Congratulations! You've been promoted to the supervisor level. Now you might want to consider some additional training or an errors and omissions policy. Yet another court reminds us, missteps in the Family Medical Leave act are costly for managers. This is from Legal Newsline:
The U.S. Court of Appeals for the Second Circuit has ruled that some employees may be held individually liable for employment claims brought under the Family and Medical Leave Act, taking a split from other federal employment laws.
The case, Graziadio v. Culinary Institute of America, saw Cathleen Graziadio filing a lawsuit in U.S. District Court for the Southern District of New York against Culinary Institute of America, Shaynan Garrioch and Loreen Gardella for interference with FMLA leave, FMLA retaliation and associational discrimination under the Americans with Disabilities Act. ...
The defendants moved for summary judgment on all claims and, on March 20, 2015, the district court granted their motion in full, dismissing Graziadio’s FMLA claims against Garrioch and Gardella individually, finding that neither qualified as an “employer” subject to liability under the FMLA.So the defendant managers were off of the hook in this particular case, however, the court did go on to provide:
The court looks at least four factors when determining if a manager or supervisor can be individually liable for FMLA violations.
- Whether the manager or supervisor had the power to hire and fire the employees;
- Whether the manager or supervisor supervised and controlled employee work schedules or conditions of employment;
- Whether the manager or supervisor determined the rate and method of payment; and
“This was a non-exhaustive list,” .... “But here the court found the manager met enough of the factors.”

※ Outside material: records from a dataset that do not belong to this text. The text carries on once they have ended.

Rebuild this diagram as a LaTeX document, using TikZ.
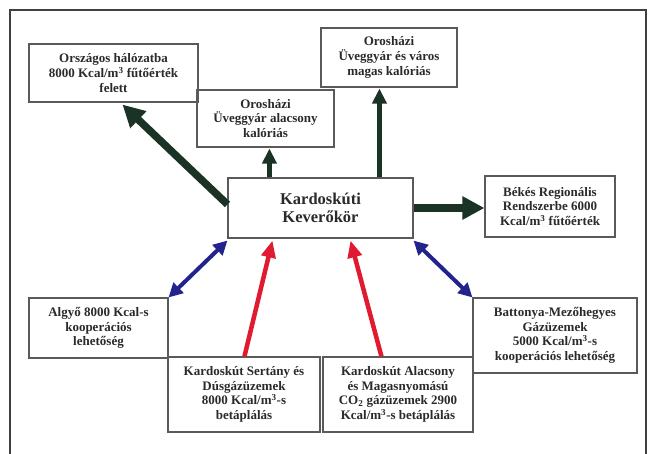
\documentclass[tikz,border=0pt]{standalone}
\usepackage{fontspec}
\setmainfont{Liberation Serif}
\usetikzlibrary{arrows.meta,calc}
\definecolor{darkg}{HTML}{1B3325}
\definecolor{bluec}{HTML}{23238E}
\definecolor{redc}{HTML}{E01A30}
\definecolor{boxline}{HTML}{5A5A5A}
\definecolor{txt}{HTML}{2A2A2A}
\begin{document}
\begin{tikzpicture}[x=1pt,y=-1pt,
  box/.style={draw=boxline, line width=1.1pt, align=center, inner sep=0pt,
    font=\bfseries\fontsize{13}{14.6}\selectfont, text=txt},
  bigbox/.style={box, font=\bfseries\fontsize{16.5}{18.5}\selectfont},
  bigg/.style={draw=darkg, line width=7.5pt, -{Triangle[width=22pt,length=22pt]}},
  smallg/.style={draw=darkg, line width=5pt, -{Triangle[width=14pt,length=15pt]}},
  redarr/.style={draw=redc, line width=4.5pt, -{Triangle[width=14pt,length=17pt]}},
  bluearr/.style={draw=bluec, line width=4pt, {Triangle[width=14pt,length=14pt]}-{Triangle[width=14pt,length=14pt]}}]
\useasboundingbox (0,0) rectangle (656,454);
\fill[white] (0,0) rectangle (656,454);
\draw[line width=1.5pt, draw=black!75] (10,470) -- (10,10) -- (646,10) -- (646,470);

\node[box, minimum width=169pt, minimum height=58pt] (b1) at (113.5,73)
  {Országos hálózatba\\8000 Kcal/m\textsuperscript{3} fűtőérték\\felett};
\node[box, minimum width=137pt, minimum height=57pt] (b2) at (265.5,118.5)
  {Orosházi\\Üveggyár alacsony\\kalóriás};
\node[box, minimum width=136pt, minimum height=59pt] (b3) at (389,57.5)
  {Orosházi\\Üveggyár és város\\magas kalóriás};
\node[bigbox, minimum width=185pt, minimum height=60pt] (c) at (320.5,208)
  {Kardoskúti\\Keverőkör};
\node[box, minimum width=130pt, minimum height=61pt] (bek) at (550,206.5)
  {Békés Regionális\\Rendszerbe 6000\\Kcal/m\textsuperscript{3} fűtőérték};
\node[box, minimum width=139pt, minimum height=60pt] (alg) at (98.5,328)
  {Algyő 8000 Kcal-s\\kooperációs\\lehetőség};
\node[box, minimum width=152pt, minimum height=75pt] (ser) at (244,394.5)
  {Kardoskút Sertány és\\Dúsgázüzemek\\8000 Kcal/m\textsuperscript{3}-s\\betáplálás};
\node[box, minimum width=150pt, minimum height=75pt] (ala) at (398,394.5)
  {Kardoskút Alacsony\\és Magasnyomású\\CO\textsubscript{2} gázüzemek 2900\\Kcal/m\textsuperscript{3}-s betáplálás};
\node[box, minimum width=164pt, minimum height=75pt] (bat) at (555,335.5)
  {Battonya-Mezőhegyes\\Gázüzemek\\5000 Kcal/m\textsuperscript{3}-s\\kooperációs lehetőség};

\draw[bigg] ($(c.north west)+(0,27)$) -- ($(b1.south west)+(94,2)$);
\draw[smallg] ($(c.north west)+(42,0)$) -- ($(b2.south west)+(73,1)$);
\draw[smallg] ($(c.north west)+(152,0)$) -- ($(b3.south west)+(59,1)$);
\draw[bigg] (c.east) -- (bek.west |- c.east);
\draw[bluearr] ($(c.south west)+(0,2)$) -- (alg.north east);
\draw[bluearr] ($(c.south east)+(0,2)$) -- (bat.north west);
\draw[redarr] ($(ser.north west)+(77,0)$) -- ($(c.south west)+(45,2)$);
\draw[redarr] ($(ala.north west)+(59,0)$) -- ($(c.south west)+(123,2)$);
\end{tikzpicture}
\end{document}
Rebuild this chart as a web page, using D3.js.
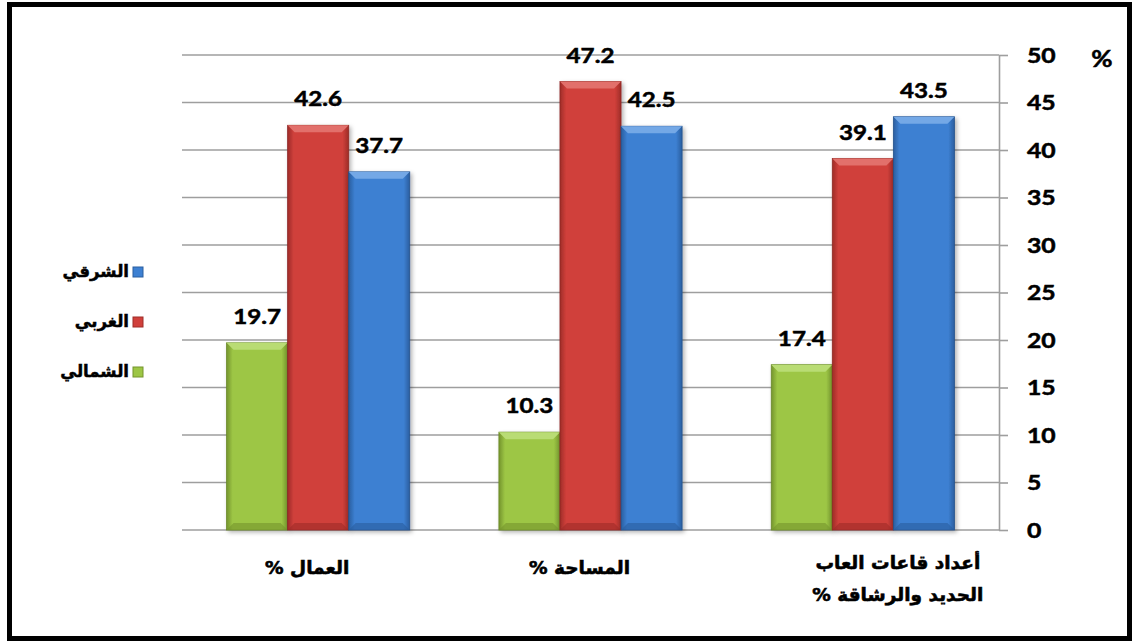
<!DOCTYPE html>
<html><head><meta charset="utf-8">
<script src="https://cdn.jsdelivr.net/npm/d3@7"></script>
<style>body{margin:0;background:#fff}svg{display:block}</style>
</head><body>
<svg id="c" width="1134" height="641"></svg>
<script>
// ---- data ----
const categories = ["العمال %", "المساحة %", "أعداد قاعات العاب الحديد والرشاقة %"];
const categoryLines = [["العمال %"], ["المساحة %"], ["أعداد قاعات العاب", "الحديد والرشاقة %"]];
const seriesNames = ["الشمالي", "الغربي", "الشرقي"];
const shamaliValues = [19.7, 10.3, 17.4];
const gharbiValues = [42.6, 47.2, 39.1];
const sharqiValues = [37.7, 42.5, 43.5];
const yTicks = [0, 5, 10, 15, 20, 25, 30, 35, 40, 45, 50];
const legendOrder = ["الشرقي", "الغربي", "الشمالي"];
const axisUnit = "%";

// ---- styles ----
const palette = {
  "الشمالي": {main: "#9dc645", light: "#b9dc74", dark: "#74942d", edge: "#6b8a2a"},
  "الغربي": {main: "#d0403b", light: "#e2706b", dark: "#9e2c28", edge: "#8e2724"},
  "الشرقي": {main: "#3d80d2", light: "#74a8e6", dark: "#2a5e9f", edge: "#24528c"}
};
const seriesValues = {"الشمالي": shamaliValues, "الغربي": gharbiValues, "الشرقي": sharqiValues};

const svg = d3.select("#c");
const plot = {left: 182, right: 999, top: 55, bottom: 530};

const x0 = d3.scaleBand().domain(categories).range([plot.left, plot.right]).padding(0);
const x1 = d3.scaleBand().domain(seriesNames).range([0, x0.bandwidth()]).paddingInner(0).paddingOuter(0.73);
const y = d3.scaleLinear().domain([0, 50]).range([plot.bottom, plot.top]);

const defs = svg.append("defs");
seriesNames.forEach((s, i) => {
  const c = palette[s];
  const g = defs.append("linearGradient").attr("id", "g" + i).attr("x1", "0").attr("x2", "1").attr("y1", "0").attr("y2", "0");
  g.append("stop").attr("offset", "0").attr("stop-color", c.dark);
  g.append("stop").attr("offset", "0.1").attr("stop-color", c.main);
  g.append("stop").attr("offset", "0.9").attr("stop-color", c.main);
  g.append("stop").attr("offset", "1").attr("stop-color", c.dark);
});
const f = defs.append("filter").attr("id", "sh").attr("x", "-20%").attr("y", "-20%").attr("width", "140%").attr("height", "140%");
f.append("feDropShadow").attr("dx", 2).attr("dy", 2).attr("stdDeviation", 2).attr("flood-color", "#000").attr("flood-opacity", 0.3);

// frame
svg.append("rect").attr("x", 9.5).attr("y", 4.5).attr("width", 1120).attr("height", 634)
  .attr("fill", "#fff").attr("stroke", "#000").attr("stroke-width", 5);

// gridlines
svg.append("g").selectAll("line").data(yTicks).join("line")
  .attr("x1", plot.left).attr("x2", plot.right)
  .attr("y1", d => y(d)).attr("y2", d => y(d))
  .attr("stroke", "#9e9e9e").attr("stroke-width", 1.6);

// right axis
const axis = svg.append("g").attr("transform", `translate(${plot.right},0)`)
  .call(d3.axisRight(y).tickValues(yTicks).tickSize(9).tickSizeOuter(0).tickFormat(""));
axis.select(".domain").attr("stroke", "#9e9e9e").attr("stroke-width", 1.6);
axis.selectAll(".tick line").attr("stroke", "#9e9e9e").attr("stroke-width", 1.6);

const numFont = "Lato, 'Open Sans', sans-serif";
svg.append("g").selectAll("text").data(yTicks).join("text")
  .attr("transform", d => `translate(${plot.right + 28},${y(d)}) scale(1.18,1)`)
  .attr("dy", "0.36em")
  .attr("font-family", numFont).attr("font-weight", 700).attr("font-size", 21)
  .attr("fill", "#000").attr("stroke", "#000").attr("stroke-width", 0.5).text(d => d);

svg.append("text")
  .attr("transform", `translate(${plot.right + 103},${y(50) + 4}) scale(1.18,1)`)
  .attr("text-anchor", "middle").attr("dy", "0.36em")
  .attr("font-family", numFont).attr("font-weight", 700).attr("font-size", 22)
  .attr("stroke", "#000").attr("stroke-width", 0.5)
  .text(axisUnit);

// bars
const bars = [];
seriesNames.forEach((s, si) => {
  categories.forEach((c, ci) => {
    bars.push({s, si, c, ci, v: seriesValues[s][ci]});
  });
});
const bw = x1.bandwidth();
const bevel = 7;
const barG = svg.append("g").selectAll("g").data(bars).join("g")
  .attr("transform", d => `translate(${x0(d.c) + x1(d.s)},0)`);
barG.append("rect")
  .attr("x", 0).attr("width", bw)
  .attr("y", d => y(d.v)).attr("height", d => y(0) - y(d.v))
  .attr("fill", d => `url(#g${d.si})`).attr("filter", "url(#sh)")
  .attr("stroke", d => palette[d.s].edge).attr("stroke-width", 0.8);
barG.append("path")
  .attr("d", d => {
    const t = y(d.v);
    return `M0,${t}L${bw},${t}L${bw - bevel},${t + bevel}L${bevel},${t + bevel}Z`;
  })
  .attr("fill", d => palette[d.s].light);
barG.append("path")
  .attr("d", d => {
    const b = y(0);
    return `M0,${b}L${bw},${b}L${bw - bevel},${b - bevel}L${bevel},${b - bevel}Z`;
  })
  .attr("fill", d => palette[d.s].dark).attr("opacity", 0.6);

// value labels
barG.append("text")
  .attr("transform", d => `translate(${bw / 2},${y(d.v) - 19}) scale(1.18,1)`)
  .attr("text-anchor", "middle")
  .attr("font-family", numFont).attr("font-weight", 700).attr("font-size", 20.5)
  .attr("fill", "#000").attr("stroke", "#000").attr("stroke-width", 0.5)
  .text(d => d.v.toFixed(1));

// category labels
const arFont = "'DejaVu Sans', Arial, sans-serif";
const catG = svg.append("g").selectAll("text").data(categories).join("text")
  .attr("x", (d, i) => x0(d) + x0.bandwidth() / 2 + (categoryLines[i].length > 1 ? 35 : -11))
  .attr("y", (d, i) => categoryLines[i].length > 1 ? 569 : 574)
  .attr("text-anchor", "middle").attr("direction", "rtl")
  .attr("font-family", arFont).attr("font-weight", 700).attr("font-size", 18.5)
  .attr("fill", "#000").attr("stroke", "#000").attr("stroke-width", 0.6);
catG.each(function(d, i) {
  const t = d3.select(this);
  const xx = t.attr("x");
  categoryLines[i].forEach((ln, k) => {
    t.append("tspan").attr("x", xx).attr("dy", k === 0 ? 0 : 32).text(ln);
  });
});

// legend
const lg = svg.append("g").selectAll("g").data(legendOrder).join("g")
  .attr("transform", (d, i) => `translate(0,${272 + i * 50})`);
lg.append("rect").attr("x", 133).attr("y", -5).attr("width", 10).attr("height", 10)
  .attr("fill", d => palette[d].main).attr("stroke", d => palette[d].dark).attr("stroke-width", 1);
lg.append("text").attr("x", 129).attr("y", 0).attr("dy", "0.3em")
  .attr("text-anchor", "end")
  .attr("font-family", arFont).attr("font-weight", 700).attr("font-size", 16.5)
  .attr("fill", "#000").attr("stroke", "#000").attr("stroke-width", 0.5).text(d => d);
</script>
</body></html>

- Whether the manager or supervisor maintained employment records.
An individual may be held liable under the FMLA only if he or she is an employer, which is defined as encompassing "any person who acts, directly or indirectly, in the interest of an employer to any of the employees of such employer.” ...What exactly did the managers (and HR Manager) do in this case? Here is how Seyfarth Shaw summarized it:
[T]he plaintiff took FMLA leave to care for her son, and then took additional leave a few weeks later when her second son broke his leg. During the plaintiff’s second term of absence, the employer took issue with the paperwork supporting the leave request, and refused to allow her to return until she provided new documentation. Communication between the plaintiff and the employer broke down, and ultimately the employer fired the plaintiff for abandoning her job. The plaintiff subsequently sued the employer and two of her supervisors alleging interference and retaliation under the FMLA, and discrimination under the Americans with Disabilities Act (ADA). ...
At the District Court, summary judgment was granted to the employer [and the managers in question]. The District Court found that the plaintiff could not establish that she was wrongfully denied FMLA leave, or that the employer’s actions were retaliatory or discriminatory. ...
In light of this startling Circuit Court opinion, employers may wish to consider the ramifications of this case as they analyze their organizational structure, chain-of-command, policy, procedures, and training systems. It’s one thing to deliberately decide as a business to subject lower level managers to individual employer liability, but something quite else for it to happen accidentally.